◆ Problem: Make an exact copy of the data below, leaving out every picture.

:: Given data

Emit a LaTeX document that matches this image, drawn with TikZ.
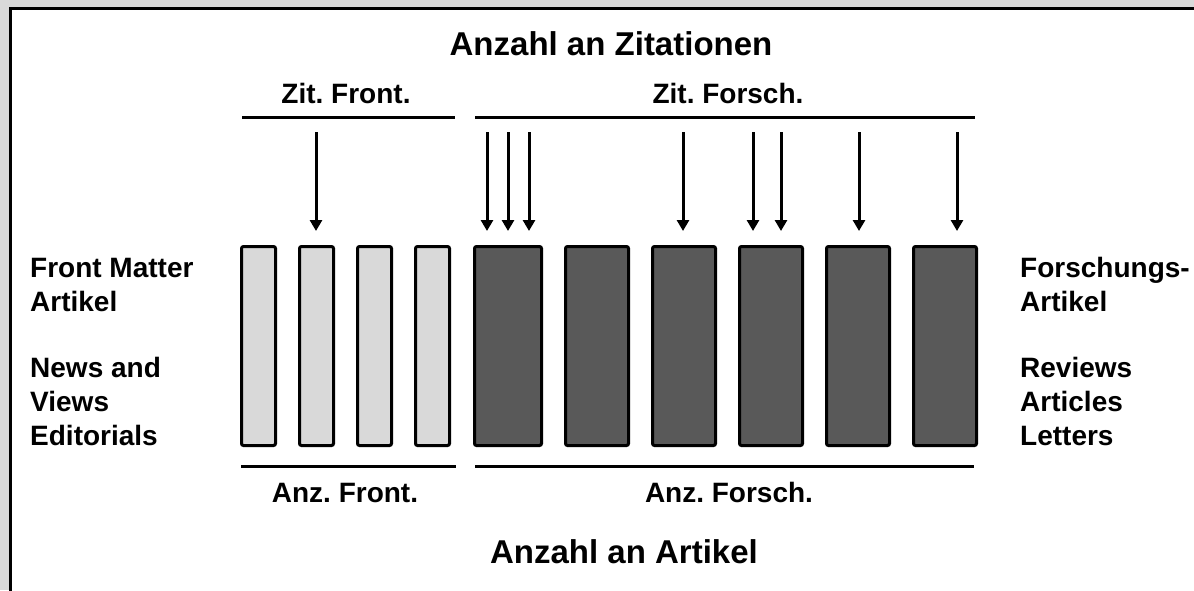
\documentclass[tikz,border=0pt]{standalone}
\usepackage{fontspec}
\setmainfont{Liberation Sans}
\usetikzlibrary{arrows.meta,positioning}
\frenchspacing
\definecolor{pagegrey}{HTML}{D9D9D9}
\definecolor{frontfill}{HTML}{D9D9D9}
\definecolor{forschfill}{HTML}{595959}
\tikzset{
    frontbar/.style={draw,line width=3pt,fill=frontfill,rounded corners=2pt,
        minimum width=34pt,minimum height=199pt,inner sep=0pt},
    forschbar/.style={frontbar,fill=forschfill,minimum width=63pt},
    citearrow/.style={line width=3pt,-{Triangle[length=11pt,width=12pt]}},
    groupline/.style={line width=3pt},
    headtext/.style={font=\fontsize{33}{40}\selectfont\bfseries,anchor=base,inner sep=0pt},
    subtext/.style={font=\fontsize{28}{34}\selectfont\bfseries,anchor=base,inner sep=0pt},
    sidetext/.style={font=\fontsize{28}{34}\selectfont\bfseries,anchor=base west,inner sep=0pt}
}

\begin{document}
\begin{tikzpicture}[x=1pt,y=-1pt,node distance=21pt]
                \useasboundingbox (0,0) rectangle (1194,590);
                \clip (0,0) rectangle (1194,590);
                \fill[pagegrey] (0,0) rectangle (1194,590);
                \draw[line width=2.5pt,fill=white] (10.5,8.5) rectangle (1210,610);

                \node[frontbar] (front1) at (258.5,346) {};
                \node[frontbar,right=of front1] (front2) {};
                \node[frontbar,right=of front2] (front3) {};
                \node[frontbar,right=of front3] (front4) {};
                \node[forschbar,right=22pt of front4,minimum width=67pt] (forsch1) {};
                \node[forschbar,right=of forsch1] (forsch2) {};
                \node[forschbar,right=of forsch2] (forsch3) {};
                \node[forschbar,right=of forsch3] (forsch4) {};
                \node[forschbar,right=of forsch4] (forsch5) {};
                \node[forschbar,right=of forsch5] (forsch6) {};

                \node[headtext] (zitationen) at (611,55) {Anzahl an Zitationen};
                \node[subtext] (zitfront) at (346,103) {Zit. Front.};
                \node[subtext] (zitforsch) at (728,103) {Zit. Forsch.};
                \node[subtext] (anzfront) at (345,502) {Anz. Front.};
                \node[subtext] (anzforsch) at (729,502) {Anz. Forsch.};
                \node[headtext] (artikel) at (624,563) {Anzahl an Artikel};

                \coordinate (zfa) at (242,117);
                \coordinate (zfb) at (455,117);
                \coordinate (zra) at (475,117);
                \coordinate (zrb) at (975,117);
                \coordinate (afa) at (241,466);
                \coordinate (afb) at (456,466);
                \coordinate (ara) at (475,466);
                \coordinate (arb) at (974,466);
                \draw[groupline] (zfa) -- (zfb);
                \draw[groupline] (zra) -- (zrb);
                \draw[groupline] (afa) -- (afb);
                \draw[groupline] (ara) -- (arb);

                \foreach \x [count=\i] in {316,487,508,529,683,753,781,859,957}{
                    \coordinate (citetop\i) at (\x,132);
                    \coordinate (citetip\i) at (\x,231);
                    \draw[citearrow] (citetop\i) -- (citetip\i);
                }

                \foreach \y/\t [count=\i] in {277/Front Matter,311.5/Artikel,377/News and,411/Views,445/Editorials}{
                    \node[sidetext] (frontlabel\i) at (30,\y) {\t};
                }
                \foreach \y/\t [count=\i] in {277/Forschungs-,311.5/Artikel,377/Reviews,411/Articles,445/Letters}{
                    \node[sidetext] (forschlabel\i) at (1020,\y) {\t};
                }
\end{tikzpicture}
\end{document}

::::

◆ Finished answer:
Emit a LaTeX document that matches this image, drawn with TikZ.
\documentclass[tikz,border=0pt]{standalone}
\usepackage{fontspec}
\setmainfont{Liberation Sans}
\usetikzlibrary{arrows.meta,positioning}
\frenchspacing
\definecolor{pagegrey}{HTML}{D9D9D9}
\definecolor{frontfill}{HTML}{D9D9D9}
\definecolor{forschfill}{HTML}{595959}
\tikzset{
    frontbar/.style={draw,line width=3pt,fill=frontfill,rounded corners=2pt,
        minimum width=34pt,minimum height=199pt,inner sep=0pt},
    forschbar/.style={frontbar,fill=forschfill,minimum width=63pt},
    citearrow/.style={line width=3pt,-{Triangle[length=11pt,width=12pt]}},
    groupline/.style={line width=3pt},
    headtext/.style={font=\fontsize{33}{40}\selectfont\bfseries,anchor=base,inner sep=0pt},
    subtext/.style={font=\fontsize{28}{34}\selectfont\bfseries,anchor=base,inner sep=0pt},
    sidetext/.style={font=\fontsize{28}{34}\selectfont\bfseries,anchor=base west,inner sep=0pt}
}

\begin{document}
\begin{tikzpicture}[x=1pt,y=-1pt,node distance=21pt]
                \useasboundingbox (0,0) rectangle (1194,590);
                \clip (0,0) rectangle (1194,590);
                \fill[pagegrey] (0,0) rectangle (1194,590);
                \draw[line width=2.5pt,fill=white] (10.5,8.5) rectangle (1210,610);

                \node[frontbar] (front1) at (258.5,346) {};
                \node[frontbar,right=of front1] (front2) {};
                \node[frontbar,right=of front2] (front3) {};
                \node[frontbar,right=of front3] (front4) {};
                \node[forschbar,right=22pt of front4,minimum width=67pt] (forsch1) {};
                \node[forschbar,right=of forsch1] (forsch2) {};
                \node[forschbar,right=of forsch2] (forsch3) {};
                \node[forschbar,right=of forsch3] (forsch4) {};
                \node[forschbar,right=of forsch4] (forsch5) {};
                \node[forschbar,right=of forsch5] (forsch6) {};

                \node[headtext] (zitationen) at (611,55) {Anzahl an Zitationen};
                \node[subtext] (zitfront) at (346,103) {Zit. Front.};
                \node[subtext] (zitforsch) at (728,103) {Zit. Forsch.};
                \node[subtext] (anzfront) at (345,502) {Anz. Front.};
                \node[subtext] (anzforsch) at (729,502) {Anz. Forsch.};
                \node[headtext] (artikel) at (624,563) {Anzahl an Artikel};

                \coordinate (zfa) at (242,117);
                \coordinate (zfb) at (455,117);
                \coordinate (zra) at (475,117);
                \coordinate (zrb) at (975,117);
                \coordinate (afa) at (241,466);
                \coordinate (afb) at (456,466);
                \coordinate (ara) at (475,466);
                \coordinate (arb) at (974,466);
                \draw[groupline] (zfa) -- (zfb);
                \draw[groupline] (zra) -- (zrb);
                \draw[groupline] (afa) -- (afb);
                \draw[groupline] (ara) -- (arb);

                \foreach \x [count=\i] in {316,487,508,529,683,753,781,859,957}{
                    \coordinate (citetop\i) at (\x,132);
                    \coordinate (citetip\i) at (\x,231);
                    \draw[citearrow] (citetop\i) -- (citetip\i);
                }

                \foreach \y/\t [count=\i] in {277/Front Matter,311.5/Artikel,377/News and,411/Views,445/Editorials}{
                    \node[sidetext] (frontlabel\i) at (30,\y) {\t};
                }
                \foreach \y/\t [count=\i] in {277/Forschungs-,311.5/Artikel,377/Reviews,411/Articles,445/Letters}{
                    \node[sidetext] (forschlabel\i) at (1020,\y) {\t};
                }
\end{tikzpicture}
\end{document}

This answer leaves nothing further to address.